The wireless customers who experience the most network problems also have the lowest tolerance for outages, dropped calls, slow data, and other issues, according to the recently released J.D. Power 2016 U.S. Wireless Network Quality Performance Study Volume 2.

J.D. Power found that customers living in urban areas had the biggest number of overall network problems, at 15 problems per 100 connections vs. 12 for people living in rural areas and 10 per 100 for those in the suburbs. Urban areas had the most problems of all three tested locales across all of the areas tracked in the study. For example, urban customers had a higher level of calling problems (19 per 100 vs. 13 for the other categories) with similar difference ratios in messaging and data issues.

Urban users are also much more willing to leave their carrier when experiencing problems, according to the study.

"Enhancing network performance to ensure customers consistently experience a high-quality connection -- especially those living in urban areas -- can substantially improve loyalty for wireless carriers," said J.D. Power Senior Director Kirk Parsons in a press release. "This can be accomplished by improving bandwidth efficiency, data connection speeds and reliability. To retain customers, carriers need to proactively expand and upgrade networks to align with the latest generation of services and devices, particularly those that rely on data speed and consistent connections, such as broadband devices."

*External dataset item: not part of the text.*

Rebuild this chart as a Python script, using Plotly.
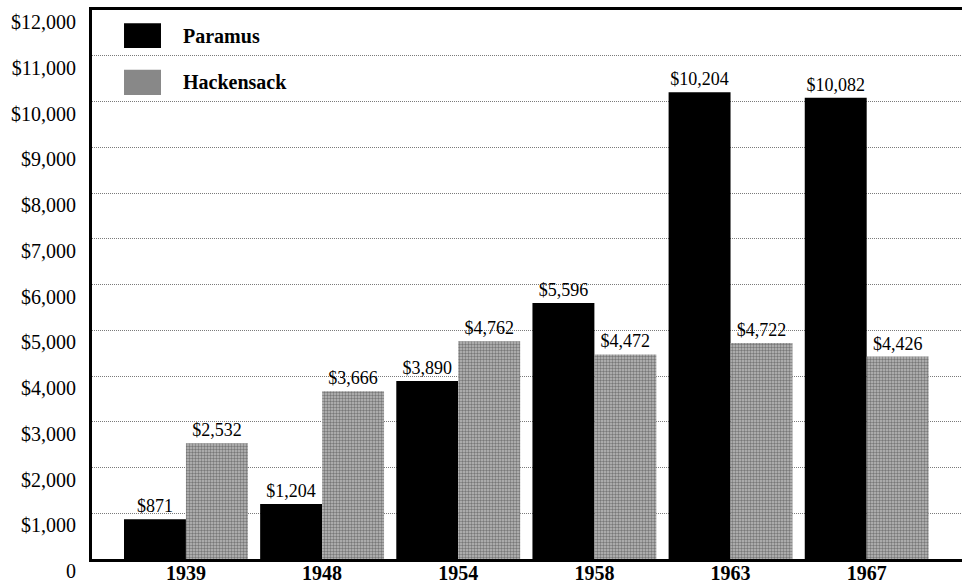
import plotly.graph_objects as go

years = ["1939", "1948", "1954", "1958", "1963", "1967"]
paramus = [871, 1204, 3890, 5596, 10204, 10082]
hackensack = [2532, 3666, 4762, 4472, 4722, 4426]
series_names = ["Paramus", "Hackensack"]
y_tickvals = list(range(0, 13000, 1000))
y_ticktext = ["0"] + [f"${v:,}" for v in range(1000, 13000, 1000)]

SERIF = "Liberation Serif, Times New Roman, serif"

def money(v):
    return f"${v:,}"

fig = go.Figure()
fig.add_trace(go.Bar(
    x=years, y=paramus, name=series_names[0],
    marker=dict(color="black", line=dict(width=0)),
    text=[money(v) for v in paramus], textposition="outside",
    textfont=dict(family=SERIF, size=18, color="black"),
    cliponaxis=False,
))
fig.add_trace(go.Bar(
    x=years, y=hackensack, name=series_names[1],
    marker=dict(color="#999999", line=dict(width=0),
                pattern=dict(shape=".", fgcolor="#333333", bgcolor="#bcbcbc",
                             size=3, solidity=0.5)),
    text=[money(v) for v in hackensack], textposition="outside",
    textfont=dict(family=SERIF, size=18, color="black"),
    cliponaxis=False,
))

# legend swatches (paper coordinates)
sw = [(0.976, 0.931, "black"), (0.891, 0.845, "#888888")]
for (y1, y0, col), name in zip(sw, series_names):
    fig.add_shape(type="rect", xref="paper", yref="paper",
                  x0=0.0368, x1=0.0793, y0=y0, y1=y1,
                  fillcolor=col, line=dict(width=0), layer="above")
    fig.add_annotation(xref="paper", yref="paper", x=0.1023, y=(y0 + y1) / 2,
                       text=f"<b>{name}</b>", showarrow=False,
                       xanchor="left", yanchor="middle",
                       font=dict(family=SERIF, size=20, color="black"))

fig.update_layout(
    width=962, height=584,
    margin=dict(l=92, r=0, t=10, b=25, autoexpand=False),
    paper_bgcolor="white", plot_bgcolor="white",
    barmode="group", bargap=0.09, bargroupgap=0,
    showlegend=False,
    font=dict(family=SERIF, color="black"),
)
fig.update_xaxes(
    type="category", range=[-0.69, 5.70], automargin=False,
    showline=True, linecolor="black", linewidth=3, mirror=True,
    showgrid=False, ticks="", zeroline=False, ticklabelstandoff=-6,
    tickfont=dict(family=SERIF, size=20, color="black", weight="bold"),
)
fig.update_yaxes(
    range=[0, 12000.01], tickvals=y_tickvals, ticktext=y_ticktext, automargin=False,
    showline=True, linecolor="black", linewidth=3,
    showgrid=True, gridcolor="#7a7a7a", griddash="1px,1px", gridwidth=1,
    zeroline=False, ticks="", ticklabelshift=12, ticklabelstandoff=9,
    ticklabeloverflow="allow",
    tickfont=dict(family=SERIF, size=20, color="black"),
)

fig.write_html("out.html", config={"displayModeBar": False},
               post_script="document.body.style.margin='0';document.body.style.overflow='hidden';")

Are urban networks actually worse?

J.D. Power's study, now in its 14th year, tracks 10 problem areas: dropped calls, calls not connected, audio issues, failed/late voice mails, lost calls, text transmission failures, late text message notifications, web/app connection errors, slow downloads/apps, and email connection errors. Scores are measured based on problems per 100 connections, with a lower score reflecting fewer problems and higher overall performance.

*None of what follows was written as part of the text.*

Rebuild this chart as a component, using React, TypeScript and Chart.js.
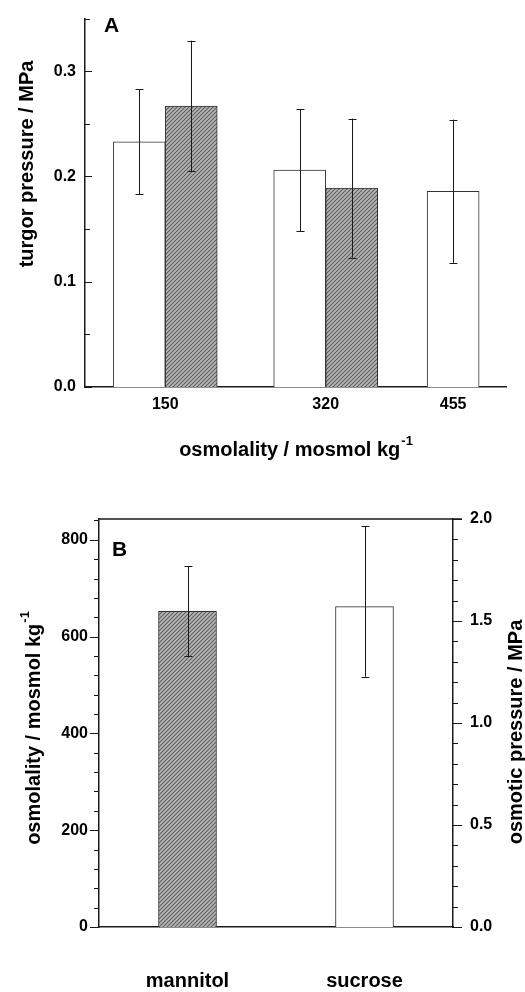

The urban areas score lowest, but they are hurt by the fact that they are home to more younger wireless subscribers. Overall, 18- to 34-year-old customers experienced 17 problems per 100 connections whereas people 35 and older only had 10.

That's not because millennials complain more or have a lower threshold for problems. It's that they use their phones more, according to J.D. Power. "Customers 18-34 received, on average, 39 text messages during the previous 48 hours vs. 14 text messages among those 35 years and older. Similarly, customers 18-34 connected to an app on their phone 15 times, on average, during the previous 48 hours vs. seven times among those 35 and older."

All carriers struggled in cities. Image source: Mike Mozart, Flickr.

Which carrier is the best?

J.D. Power based its report on  responses from 43,300 wireless customers across six geographic regions: Northeast, Mid-Atlantic, Southeast, North Central, Southwest, and West.

Verizon (VZ 0.90%) scored the highest in five of the six regions "with typically lower PP100 scores than the regional averages in call quality, messaging quality and data quality." The carrier was only beaten by Telephone and Data Systems' (TDS 1.45%) U.S. Cellular brand, which took the top spot in the North Central region.

In most cases, the other three big carriers -- AT&T (T 1.10%), Sprint (S), and T-Mobile (TMUS 0.92%) -- scored worse than the average score in all six measured territories. The only exception was Sprint, which had an 11 in the Southwest (the average was 12) and tied the average of 13 in the West region. U.S. Cellular was only ranked (based on the markets it serves) in the North Central area it won.

What does this mean?

In a broad sense, the report shows that all four big carriers have work to do when it comes to serving heavy-use customers in urban areas. Even though Verizon, AT&T, T-Mobile, and Sprint have all invested heavily in their networks, they still need to keep working on them in order to keep up with increasing data use.

"The finding underscores the importance of continued investment by carriers in urban areas as the use of 4G LTE compatible smartphones grows and customers expect faster data speeds," wrote J.D. Power.

Those demands are only likely to increase going forward, especially for Sprint and T-Mobile, which are pushing more customers to unlimited data plans. Verizon and AT&T will feel those pressures, too, as they begin to offer plans that eliminate overage charges or even possibly follow their rivals with unlimited deals.

Unhappy customers will leave. The J.D. Power study showed that 37% of customers in urban areas who experience overall network problems at a higher incidence than 12 per 100 connections said they "definitely will" switch carriers in the next 12 months. That number drops to 21% in rural areas and 17% in the suburbs, but it still shows that significant discontent remains and people will leave their carrier over service issues.